The Small Health Care Provider Quality Improvement (Quality) grant program of the Health Resources and Services Administration’s (HRSA) Federal Office of Rural Health Policy funds rural primary care providers to improve patient care and health outcomes through the implementation of quality-improvement activities. The ultimate goal of the program is to promote the development of an evidence-based culture and delivery of coordinated care in the primary care setting. The three-year funding opportunity supports quality-improvement programs that focus on patients with the highest health care utilization due to chronic conditions, such as diabetes and cardiovascular disease. Grantees are required to implement an evidence-based quality-improvement model and use health information technology (HIT) to collect and use information on cost and quality.
The Community Health Systems Development team at the Georgia Health Policy Center (GHPC) has long-standing experience in providing technical assistance for direct services grantees of HRSA programs, including working with 29 grantees of the Quality grant program. GHPC uses a dynamic, team-based technical assistance program, capable of providing tailored technical assistance for each community. While based on the grantee’s needs, technical assistance can focus on developing and strengthening partnerships, implementing services, evaluating effectiveness, and planning for sustainability.
The GHPC team has a deep understanding of rural communities. Funded Quality grantees have been working on a range of quality initiatives that include patient navigation, discharge planning processes, chronic disease care management, integration of telehealth services, achievement of meaningful use, care coordination, and the linkage of interoperable electronic health records and registries across multiple clinical sites.

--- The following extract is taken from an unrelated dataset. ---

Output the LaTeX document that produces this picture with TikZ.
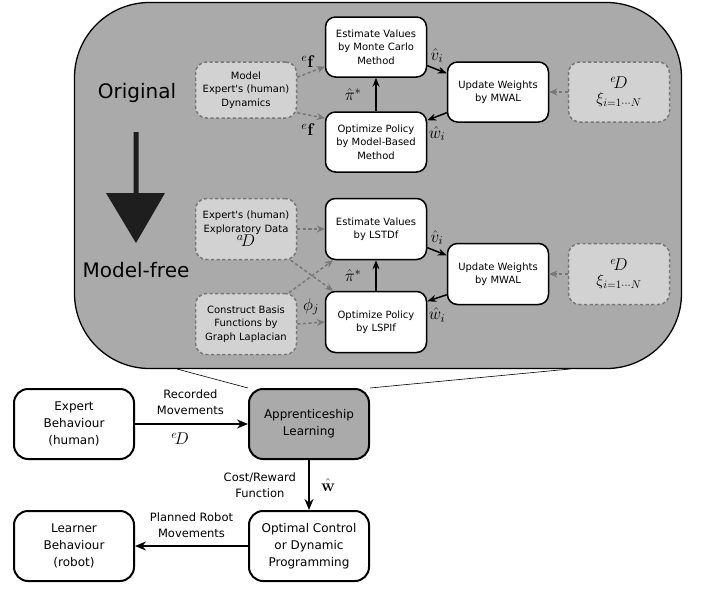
\RequirePackage{fix-cm}
\documentclass[tikz,border=0pt]{standalone}
\usepackage[no-math]{fontspec}
\setmainfont{DejaVu Sans}
\newfontfamily\plainq{DejaVu Sans}
\newcommand{\apos}{{\plainq'}}
\usepackage{amsmath,amssymb}
\usetikzlibrary{arrows.meta}
\pgfdeclarelayer{bg}
\pgfsetlayers{bg,main}
\definecolor{panelgray}{HTML}{AAAAAA}
\definecolor{dashfill}{HTML}{D2D2D2}
\definecolor{dashline}{HTML}{787878}
\definecolor{bigarrow}{HTML}{1E1E1E}
\begin{document}
\begin{tikzpicture}[x=1pt,y=-1pt,
  sbox/.style={draw=black, line width=1.5pt, fill=white, rounded corners=10pt,
    minimum width=101pt, minimum height=60pt, align=center, inner sep=1pt,
    font=\fontsize{10}{13.3}\selectfont},
  dbox/.style={draw=dashline, dash pattern=on 3.2pt off 2.4pt, line width=1.5pt,
    fill=dashfill, rounded corners=11pt, minimum width=101pt, minimum height=60pt,
    align=center, inner sep=1pt, font=\fontsize{10}{13.3}\selectfont},
  bbox/.style={draw=black, line width=2pt, fill=white, rounded corners=14pt,
    minimum width=120pt, minimum height=70pt, align=center,
    font=\fontsize{12}{17}\selectfont},
  arr/.style={-{Stealth[length=9pt,width=7pt]}, line width=1.5pt},
  barr/.style={-{Stealth[length=11pt,width=9pt]}, line width=2pt},
  darr/.style={-{Stealth[length=8pt,width=7pt]}, draw=dashline, line width=1.5pt,
    dash pattern=on 3.2pt off 2.4pt},
  elab/.style={font=\fontsize{11.5}{16}\selectfont, align=center, inner sep=0pt},
  mlab/.style={font=\fontsize{17}{19}\selectfont, inner sep=0pt},
  big/.style={font=\fontsize{20}{24}\selectfont, inner sep=0pt}
]
\useasboundingbox (0,0) rectangle (702,589);

% panel
\node[draw=black, line width=1.3pt, fill=panelgray, rounded corners=75pt,
  minimum width=607pt, minimum height=366pt, inner sep=0pt] (panel) at (378,185.5) {};

\node[big] (orig) at (137,93) {Original};
\node[big] (mfree) at (136,270) {Model-free};
\fill[bigarrow] (133.5,132) -- (138.5,132) -- (138.5,193) -- (165,193) -- (136,243)
  -- (106,193) -- (133.5,193) -- cycle;

% upper block
\node[sbox] (ev) at (376,47) {Estimate Values\\by Monte Carlo\\Method};
\node[sbox] (op) at (376,142) {Optimize Policy\\by Model-Based\\Method};
\node[dbox, minimum height=56pt] (md) at (246,90) {Model\\Expert\apos s (human)\\Dynamics};
\node[sbox] (uw) at (498,92) {Update Weights\\by MWAL};
\node[dbox] (ed) at (619,92) {\fontsize{17}{20}\selectfont $^{e}\!D$\\[2pt]
  \fontsize{16}{18}\selectfont $\xi_{i=1\cdots N}$};

\draw[darr] (md.14) -- (ev.201) node[pos=0.4, above=5pt, mlab] {$^{e}\mathbf{f}$};
\draw[darr] (md.336) -- (op.155) node[pos=0.4, below=8pt, mlab] {$^{e}\mathbf{f}$};
\draw[arr] (op.north) -- (ev.south) node[midway, left=14pt, mlab] {$\hat{\pi}^{*}$};
\draw[arr] (ev.340) -- (uw.160) node[pos=0.5, above=6pt, mlab] {$\hat{v}_{i}$};
\draw[arr] (uw.202) -- (op.23) node[pos=0.5, below=9pt, mlab] {$\hat{w}_{i}$};
\draw[darr] (ed.west) -- (uw.east);

% lower block
\node[sbox, minimum height=61pt] (lv) at (376,229) {Estimate Values\\by LSTDf};
\node[sbox, minimum height=61pt] (lp) at (376,322) {Optimize Policy\\by LSPIf};
\node[dbox, minimum height=61pt] (ex) at (246,229) {Expert\apos s (human)\\Exploratory Data\\
  \fontsize{17}{15}\selectfont $^{a}\!D$};
\node[dbox, minimum height=61pt] (cb) at (246,324) {Construct Basis\\Functions by\\Graph Laplacian};
\node[sbox, minimum height=61pt] (uw2) at (498,274) {Update Weights\\by MWAL};
\node[dbox, minimum height=61pt] (ed2) at (619,274) {\fontsize{17}{20}\selectfont $^{e}\!D$\\[2pt]
  \fontsize{16}{18}\selectfont $\xi_{i=1\cdots N}$};

\draw[darr] (ex.east) -- (lv.west);
\draw[darr] (ex.-35) -- (lp.144);
\draw[darr] (cb.36) -- (lv.216);
\draw[darr] (cb.east) -- (lp.west) node[pos=0.5, above=7pt, mlab] {$\phi_{j}$};
\draw[arr] (lp.north) -- (lv.south) node[midway, left=14pt, mlab] {$\hat{\pi}^{*}$};
\draw[arr] (lv.340) -- (uw2.160) node[pos=0.5, above=6pt, mlab] {$\hat{v}_{i}$};
\draw[arr] (uw2.202) -- (lp.22) node[pos=0.5, below=9pt, mlab] {$\hat{w}_{i}$};
\draw[darr] (ed2.west) -- (uw2.east);

% bottom diagram
\node[bbox] (eb) at (74,424) {Expert\\Behaviour\\(human)};
\node[bbox, fill=panelgray] (al) at (309,424) {Apprenticeship\\Learning};
\node[bbox] (lb) at (74,546) {Learner\\Behaviour\\(robot)};
\node[bbox] (oc) at (309,546) {Optimal Control\\or Dynamic\\Programming};

\coordinate (zl) at (177,369);
\coordinate (zr) at (570,369);
\begin{pgfonlayer}{bg}
\draw[line width=0.6pt] (zl) -- (al.north west);
\draw[line width=0.6pt] (zr) -- (al.north east);
\end{pgfonlayer}

\draw[barr] (eb.east) -- (al.west)
  node[pos=0.49, above=8pt, elab] {Recorded\\Movements}
  node[pos=0.4, below=8pt, mlab] {$^{e}\!D$};
\draw[barr] (al.south) -- (oc.north)
  node[midway, left=12pt, elab] {Cost/Reward\\Function}
  node[midway, right=11pt, mlab] {$\hat{\mathbf{w}}$};
\draw[barr] (oc.west) -- (lb.east)
  node[midway, above=7pt, elab] {Planned Robot\\Movements};
\end{tikzpicture}
\end{document}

To achieve successful implementation of these quality initiatives, grantees are incorporating different models (e.g., Chronic Care Model, Institute for Healthcare Improvement Model for Improvement, Patient-Centered Medical Home), tools (e.g., risk stratification tools such the Tier Assignment Tool and the Johns Hopkins Adjusted Clinical Groups system), and decision-making and management approaches (e.g., Lean Six Sigma, Plan-Do-Study-Act) into their work.